The flavors of the finished cordial, while interesting and varied, are overwhelmed at first taste by the punch-in-the-face licorice element on the front end.
“Take two quarts of the best Aqua vitae, four ounces of scraped liquorish, and half a pound of sliced Raisins of the Sun, Anniseeds four ounces, Dates and Figs, of each half a pound, sliced Nutmeg, Cinnamon, Ginger, of each half an ounce, put these to the Aqua vitae, stop it very close, and set it in a cold place ten dayes, stirring it twice a day with a stick, then strain and sweeten it with Sugarcandy; after it is strained, let it stand till it be clear, then put into the glass Musk and Ambergreece; two grains is sufficient for this quantity.” -Complete Cook, 1655
Brewer’s Notes: if you can use whole but crushed spices, such as cinnamon sticks and whole ginger, there will be less to try and strain out of the final mixture. I also substituted spikenard for the musk and ambergris- those are too expensive and rare even for my pantry!
- 2 quarts grain based spirits, such as vodka
- 4 oz. licorice root
- ½ lb. each raisins, dates, and figs
- 4 oz. aniseed
- ½ oz. each nutmeg, cinnamon, and ginger
- natural sugar, to taste
- Musk and Ambergris, or spikenard (optional)
- 1 cup water (this is what I have in my notes, but can’t remember why! :D)
In a large jug or jar, combine the spirits with the spices and fruits. Cover, and either shake or stir at least once daily for ten days. The color will darken considerably as the mixture infuses. After 10 days, strain through a fine filter into a clean vessel, and add sugar to taste. The cordial is drinkable after the initial soaking period, but is far better after a month or more.
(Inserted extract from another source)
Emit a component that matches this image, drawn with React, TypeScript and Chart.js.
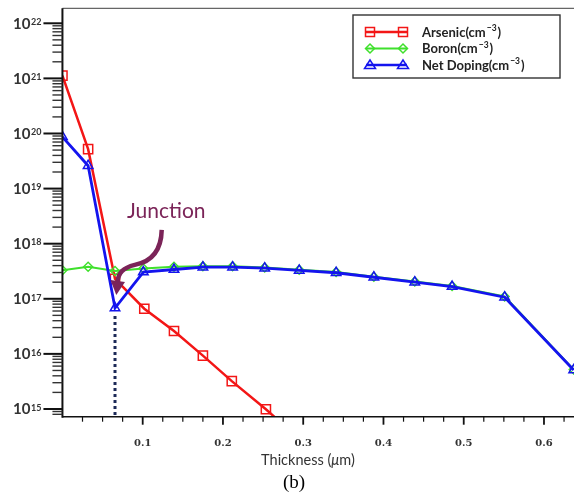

Enjoy!
One Comment Add yours
I can remember reading of uisgebaugh (or a similar spelling) in a medieval novel (Elizabeth Chadwick’s “Lords of the White Castle”) set in around 1200 or thereabouts – it’s referred to as being almost clear, fiery, and potent enough to (quoting here) “get one drunk without bursting one’s bladder”. It’s mentioned in other novels, too – mostly as a way to anaesthetise someone (ie. before taking an arrow from their leg or to drown the first days of wild grief) or having women compared to it….
I think that it was made much earlier than some written sources indicate – the Scots apparently made a honey version that was even more potent than the Irish stuff (which is described as being like lightning)!